The Equality and Human Rights Commission (EHRC) later commented on the court’s ruling clarifying that public-facing spaces, such as hospitals, restaurants, and shops, should not allow biological males into female-only spaces, regardless of whether they have a so-called “gender transition certificate.”
The ruling from the Supreme Court came in the wake of a major report from leading British pediatrician Dr. Hilary Cass, which found that “gender affirming care” for children, such as the use of puberty-blocking drugs, was built on “shaky foundations.”
Let us hope this modicum of reason catches hold on this side of the Atlantic.
It has been fascinating to watch the culture wars come to the atheist community. Dawkins has been tangling with trans activists for several years. In January 2024, he vehemently responded to an article defending gender ideology, stating: “This ridiculous article (shame on the once-great Scientific American) ignorantly misunderstands the nature of the sex binary … Sex is not defined by chromosomes, nor by anatomy, nor by psychology or sociology, nor by personal inclination, nor by ‘assignment at birth’, but by gamete type.”

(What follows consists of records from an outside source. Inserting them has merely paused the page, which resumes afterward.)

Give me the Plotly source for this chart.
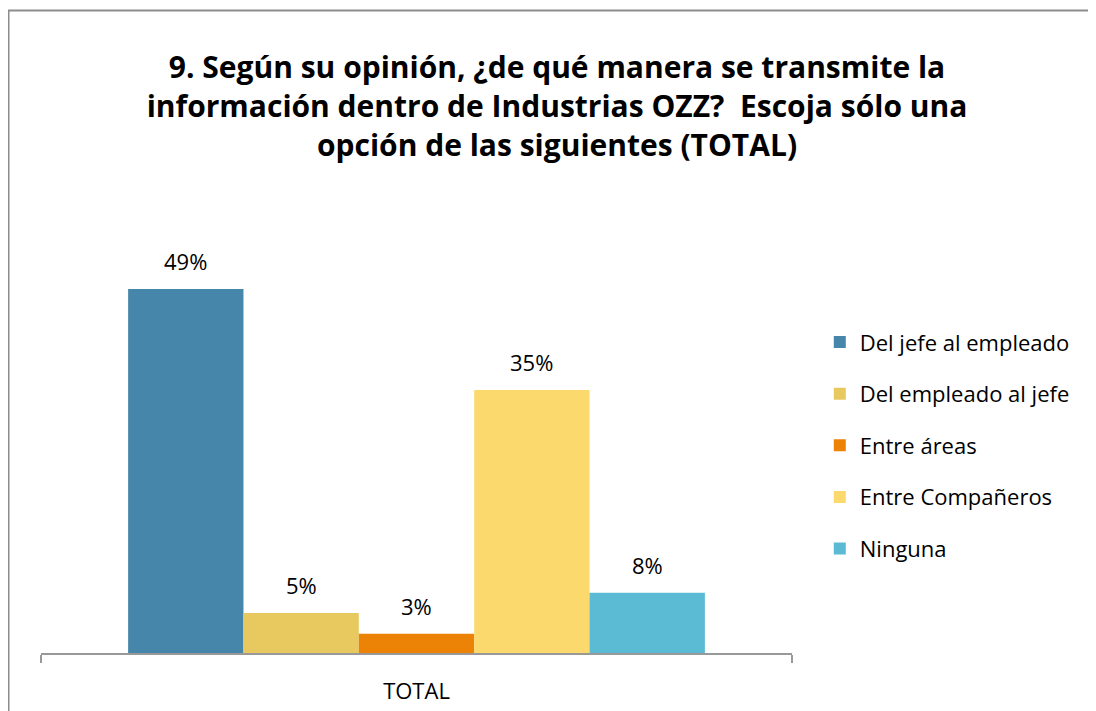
import plotly.graph_objects as go

categories = ["TOTAL"]
series_names = ["Del jefe al empleado", "Del empleado al jefe", "Entre áreas",
                "Entre Compañeros", "Ninguna"]
series_values = [49.0, 5.4, 2.6, 35.4, 8.1]
series_labels = ["49%", "5%", "3%", "35%", "8%"]
colors = ["#4786AB", "#E8C960", "#EC8206", "#FCD96C", "#5BBBD4"]

title_text = ("9. Según su opinión, ¿de qué manera se transmite la<br>"
              "información dentro de Industrias OZZ?  Escoja sólo una<br>"
              "opción de las siguientes (TOTAL)")

FONT = "Open Sans, sans-serif"

# layout geometry (pixels)
ML, MR, MT, MB = 33, 312, 237, 66
W, H = 1096, 711
BARGAP = 0.232
plot_w = W - ML - MR
plot_h = H - MT - MB
bar_px = plot_w * (1 - BARGAP) / len(series_values)

fig = go.Figure()
for i, (name, val, col) in enumerate(zip(series_names, series_values, colors)):
    fig.add_trace(go.Bar(
        x=categories, y=[val], name=name,
        marker=dict(color=col, line=dict(width=0)),
        legendgroup=f"g{i}",
    ))

annotations = []
for i, (val, lab) in enumerate(zip(series_values, series_labels)):
    annotations.append(dict(
        x=categories[0], y=val, xref="x", yref="y", text=lab, showarrow=False,
        xshift=(i - (len(series_values) - 1) / 2) * bar_px, yshift=28,
        xanchor="center", yanchor="middle",
        font=dict(family=FONT, size=22, color="#000000")))

fig.update_layout(
    width=W, height=H,
    margin=dict(l=ML, r=MR, t=MT, b=MB, pad=0),
    paper_bgcolor="white", plot_bgcolor="white",
    barmode="group", bargap=BARGAP, bargroupgap=0,
    title=dict(text=title_text, x=549 / W, xref="container",
               xanchor="center", y=0.902, yanchor="middle",
               font=dict(family=FONT, size=30, color="#000000", weight="bold")),
    font=dict(family=FONT, size=22, color="#000000"),
    showlegend=True,
    legend=dict(x=1.037, xanchor="left", y=0.813, yanchor="top",
                traceorder="grouped", tracegroupgap=20,
                font=dict(family=FONT, size=22, color="#000000"),
                bgcolor="rgba(0,0,0,0)"),
    xaxis=dict(showline=True, linecolor="#999999", linewidth=2,
               ticks="outside", tickson="boundaries", ticklen=8, tickcolor="#999999",
               tickwidth=2, ticklabelstandoff=18,
               tickfont=dict(family=FONT, size=22, color="#000000"),
               showgrid=False, zeroline=False),
    yaxis=dict(range=[0, plot_h / 7.43], visible=False, showgrid=False, zeroline=False),
    annotations=annotations,
    shapes=[dict(type="rect", xref="paper", yref="paper",
                 x0=(0.5 - ML) / plot_w, y0=-1.0, x1=2.0, y1=(plot_h + MT - 2.5) / plot_h,
                 line=dict(color="#8C8C8C", width=2), fillcolor="rgba(0,0,0,0)",
                 layer="below")],
)

fig.write_html("out.html")
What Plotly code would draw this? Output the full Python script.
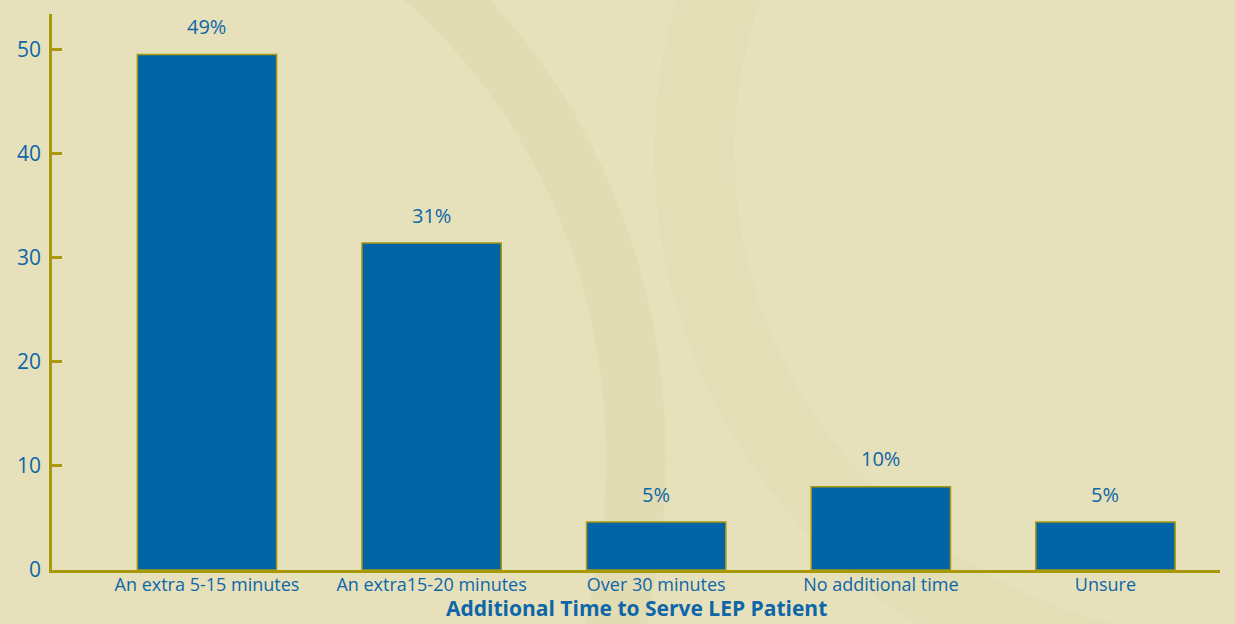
import plotly.graph_objects as go

categories = ["An extra 5-15 minutes", "An extra15-20 minutes", "Over 30 minutes",
              "No additional time", "Unsure"]
heights = [49.5, 31.4, 4.6, 8.0, 4.6]
pct_labels = ["49%", "31%", "5%", "10%", "5%"]
y_ticks = [0, 10, 20, 30, 40, 50]
x_title = "Additional Time to Serve LEP Patient"

BLUE = "#0064a6"
TEXT = "#0e66a8"
OLIVE = "#a8980c"
BG = "#e6e1bb"
FONT = "Open Sans"

fig = go.Figure()
fig.add_trace(go.Bar(
    x=categories, y=heights, width=0.62,
    marker=dict(color=BLUE, line=dict(color=OLIVE, width=1.5)),
    hoverinfo="skip",
))

for c, h, t in zip(categories, heights, pct_labels):
    fig.add_annotation(x=c, y=h, text=t, showarrow=False, yshift=28,
                       font=dict(family=FONT, size=20, color=TEXT))

fig.add_annotation(xref="paper", yref="paper", x=0.5, y=0, yanchor="bottom", yshift=-53,
                   borderpad=0, text="<b>" + x_title + "</b>", showarrow=False,
                   font=dict(family=FONT, size=21, color=TEXT))

# faint decorative background shapes
fig.add_shape(type="circle", xref="paper", yref="paper", x0=-0.45, x1=0.5, y0=-0.9, y1=1.3,
              line=dict(color="rgba(215,205,150,0.22)", width=60), layer="below")
fig.add_shape(type="circle", xref="paper", yref="paper", x0=0.55, x1=1.5, y0=-0.2, y1=1.7,
              line=dict(color="rgba(215,205,150,0.15)", width=80), layer="below")

fig.update_layout(
    width=1235, height=624,
    margin=dict(l=52, r=15, t=14, b=54),
    paper_bgcolor=BG, plot_bgcolor="rgba(0,0,0,0)",
    showlegend=False,
    font=dict(family=FONT, color=TEXT),
    xaxis=dict(
        type="category", range=[-0.69, 4.51], automargin=False,
        showline=True, linecolor=OLIVE, linewidth=2.5,
        ticks="", showgrid=False,
        tickfont=dict(family=FONT, size=18, color=TEXT),
        ticklabelstandoff=-3,
    ),
    yaxis=dict(
        range=[0, 53.4], tickvals=y_ticks, automargin=False,
        showline=True, linecolor=OLIVE, linewidth=2.5,
        ticks="inside", ticklen=10, tickwidth=2.5, tickcolor=OLIVE,
        showgrid=False, zeroline=False,
        tickfont=dict(family=FONT, size=21, color=TEXT),
        ticklabelstandoff=4,
    ),
)

fig.write_html("out.html")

The American Humanist Association had already withdrawn Dawkins’ “Humanist of the Year” award in 2021. The organization justified the move based on the biologist’s “history of making statements that use the guise of scientific discourse to demean marginalized groups, an approach antithetical to humanist values.”
While I have to admit, there is more than a tinge of schadenfreude in watching the anti-theists realize that the atheist “apocalypse” they are experiencing is just as dogmatic as the religions they disparage, it should be noted that the notion of “humanist values” has always been nebulous at best. Science endeavors to demonstrate what is; the idea of a godless ethics poses a wholly other concern. Dawkins, Coyne, and Pinker have been at the forefront of championing nothing short of repulsive applications of their atheism. In 2014, Dawkins responded to a woman asking about a prenatal Down syndrome diagnosis by telling her to: “Abort it and try again. It would be immoral to bring it into the world if you have the choice.”
Stephen Pinker has gone further, writing in the New York Times that laws against infanticide are difficult to defend. According to Pinker, unborn children don’t possess any more morally significant traits “than mice do.” Jerry Coyne is on record asserting that residual Christianity has prevented the legalization of “the euthanasia of newborns, who have no ability or faculties to decide whether to end their lives,” and stated that although “the topic seems verboten now, I believe some day the practice will be widespread, and it will be for the better.”
Coyne adds, “If we euthanize cats and dogs, why not babies?”
Coyne, Pinker, and Dawkins are to be commended (that may be too affirming) for their defense of biology against the transgender assault on scientific truth. But let’s be clear, this trio have long championed a post-Christian society that has made the transgender movement not just possible, but perhaps even inevitable. Before we become too sanguine over the “conscience” of these “defenders of truth,” we should recognize that this atheist set and their “ethics” are every bit as unpalatable as those they now assail.